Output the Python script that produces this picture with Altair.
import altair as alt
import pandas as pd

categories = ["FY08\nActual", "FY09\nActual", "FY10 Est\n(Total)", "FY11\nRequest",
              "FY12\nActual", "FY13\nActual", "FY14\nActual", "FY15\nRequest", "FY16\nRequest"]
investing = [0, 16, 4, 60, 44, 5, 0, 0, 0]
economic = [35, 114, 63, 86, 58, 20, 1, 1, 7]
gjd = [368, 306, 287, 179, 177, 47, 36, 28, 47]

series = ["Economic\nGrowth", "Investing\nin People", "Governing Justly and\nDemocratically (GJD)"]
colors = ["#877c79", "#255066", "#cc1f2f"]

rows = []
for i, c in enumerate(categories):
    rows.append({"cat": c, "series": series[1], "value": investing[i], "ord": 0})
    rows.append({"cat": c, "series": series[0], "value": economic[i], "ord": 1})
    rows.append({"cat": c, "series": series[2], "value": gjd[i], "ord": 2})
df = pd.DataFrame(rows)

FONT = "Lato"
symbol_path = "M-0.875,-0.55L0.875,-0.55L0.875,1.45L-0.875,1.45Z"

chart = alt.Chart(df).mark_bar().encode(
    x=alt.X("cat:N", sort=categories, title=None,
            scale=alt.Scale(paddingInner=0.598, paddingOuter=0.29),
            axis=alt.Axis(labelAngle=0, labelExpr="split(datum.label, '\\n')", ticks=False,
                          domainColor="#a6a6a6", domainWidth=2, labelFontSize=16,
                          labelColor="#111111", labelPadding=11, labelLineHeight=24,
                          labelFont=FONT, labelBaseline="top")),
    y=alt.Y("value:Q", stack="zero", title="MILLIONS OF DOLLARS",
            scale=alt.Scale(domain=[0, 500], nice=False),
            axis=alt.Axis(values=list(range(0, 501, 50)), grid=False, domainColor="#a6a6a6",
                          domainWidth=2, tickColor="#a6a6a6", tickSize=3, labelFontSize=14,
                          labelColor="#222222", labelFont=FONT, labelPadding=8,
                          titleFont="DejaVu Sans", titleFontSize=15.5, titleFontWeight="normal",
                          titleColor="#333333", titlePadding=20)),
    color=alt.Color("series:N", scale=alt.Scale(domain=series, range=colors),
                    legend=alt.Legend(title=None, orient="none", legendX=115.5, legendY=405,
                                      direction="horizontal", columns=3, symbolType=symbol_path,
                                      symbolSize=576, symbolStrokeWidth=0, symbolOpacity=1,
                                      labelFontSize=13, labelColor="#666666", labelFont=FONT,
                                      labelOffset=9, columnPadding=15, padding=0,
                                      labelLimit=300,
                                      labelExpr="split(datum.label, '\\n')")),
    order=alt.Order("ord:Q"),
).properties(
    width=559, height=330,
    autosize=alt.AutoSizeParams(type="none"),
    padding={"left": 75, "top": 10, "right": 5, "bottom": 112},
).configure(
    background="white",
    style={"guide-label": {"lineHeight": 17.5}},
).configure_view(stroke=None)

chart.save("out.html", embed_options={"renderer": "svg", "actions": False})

========================================================================

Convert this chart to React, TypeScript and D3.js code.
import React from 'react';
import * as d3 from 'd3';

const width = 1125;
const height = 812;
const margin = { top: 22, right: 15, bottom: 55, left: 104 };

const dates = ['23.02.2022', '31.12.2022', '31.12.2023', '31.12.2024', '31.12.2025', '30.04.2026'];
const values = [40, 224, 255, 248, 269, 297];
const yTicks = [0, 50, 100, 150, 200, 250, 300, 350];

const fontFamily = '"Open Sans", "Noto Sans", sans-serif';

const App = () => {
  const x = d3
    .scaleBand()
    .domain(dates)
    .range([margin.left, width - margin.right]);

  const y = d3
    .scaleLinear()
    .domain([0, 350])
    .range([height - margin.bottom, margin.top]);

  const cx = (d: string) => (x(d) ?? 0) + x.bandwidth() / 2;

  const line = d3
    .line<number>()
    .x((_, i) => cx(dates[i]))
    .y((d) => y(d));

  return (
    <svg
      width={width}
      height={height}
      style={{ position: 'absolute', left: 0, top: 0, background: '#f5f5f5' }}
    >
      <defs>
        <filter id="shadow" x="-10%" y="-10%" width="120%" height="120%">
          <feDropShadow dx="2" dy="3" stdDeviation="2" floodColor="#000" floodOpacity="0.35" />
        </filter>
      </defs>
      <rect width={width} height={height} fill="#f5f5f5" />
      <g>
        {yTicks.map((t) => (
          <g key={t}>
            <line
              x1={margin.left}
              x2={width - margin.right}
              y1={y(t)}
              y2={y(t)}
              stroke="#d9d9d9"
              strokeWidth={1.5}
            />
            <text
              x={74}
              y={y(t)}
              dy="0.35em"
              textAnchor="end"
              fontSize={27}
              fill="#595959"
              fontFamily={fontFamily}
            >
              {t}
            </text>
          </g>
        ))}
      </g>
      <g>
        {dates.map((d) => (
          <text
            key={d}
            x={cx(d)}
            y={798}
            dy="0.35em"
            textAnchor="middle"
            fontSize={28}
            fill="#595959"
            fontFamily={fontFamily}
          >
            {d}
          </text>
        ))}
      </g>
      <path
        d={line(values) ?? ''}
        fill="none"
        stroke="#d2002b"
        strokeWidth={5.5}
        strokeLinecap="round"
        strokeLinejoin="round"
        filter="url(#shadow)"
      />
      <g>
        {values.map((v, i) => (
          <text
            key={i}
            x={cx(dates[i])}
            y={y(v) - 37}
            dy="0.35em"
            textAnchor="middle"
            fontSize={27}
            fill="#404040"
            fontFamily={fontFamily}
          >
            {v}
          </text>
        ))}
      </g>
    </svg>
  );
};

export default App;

========================================================================

Using the entries above, give again exactly the lines from the line holding "Output the Python" through the line holding "gjd = [368, 306, 287, 179, 177, 47, 36, 28, 47]". Include both end lines and nothing else.

Output the Python script that produces this picture with Altair.
import altair as alt
import pandas as pd

categories = ["FY08\nActual", "FY09\nActual", "FY10 Est\n(Total)", "FY11\nRequest",
              "FY12\nActual", "FY13\nActual", "FY14\nActual", "FY15\nRequest", "FY16\nRequest"]
investing = [0, 16, 4, 60, 44, 5, 0, 0, 0]
economic = [35, 114, 63, 86, 58, 20, 1, 1, 7]
gjd = [368, 306, 287, 179, 177, 47, 36, 28, 47]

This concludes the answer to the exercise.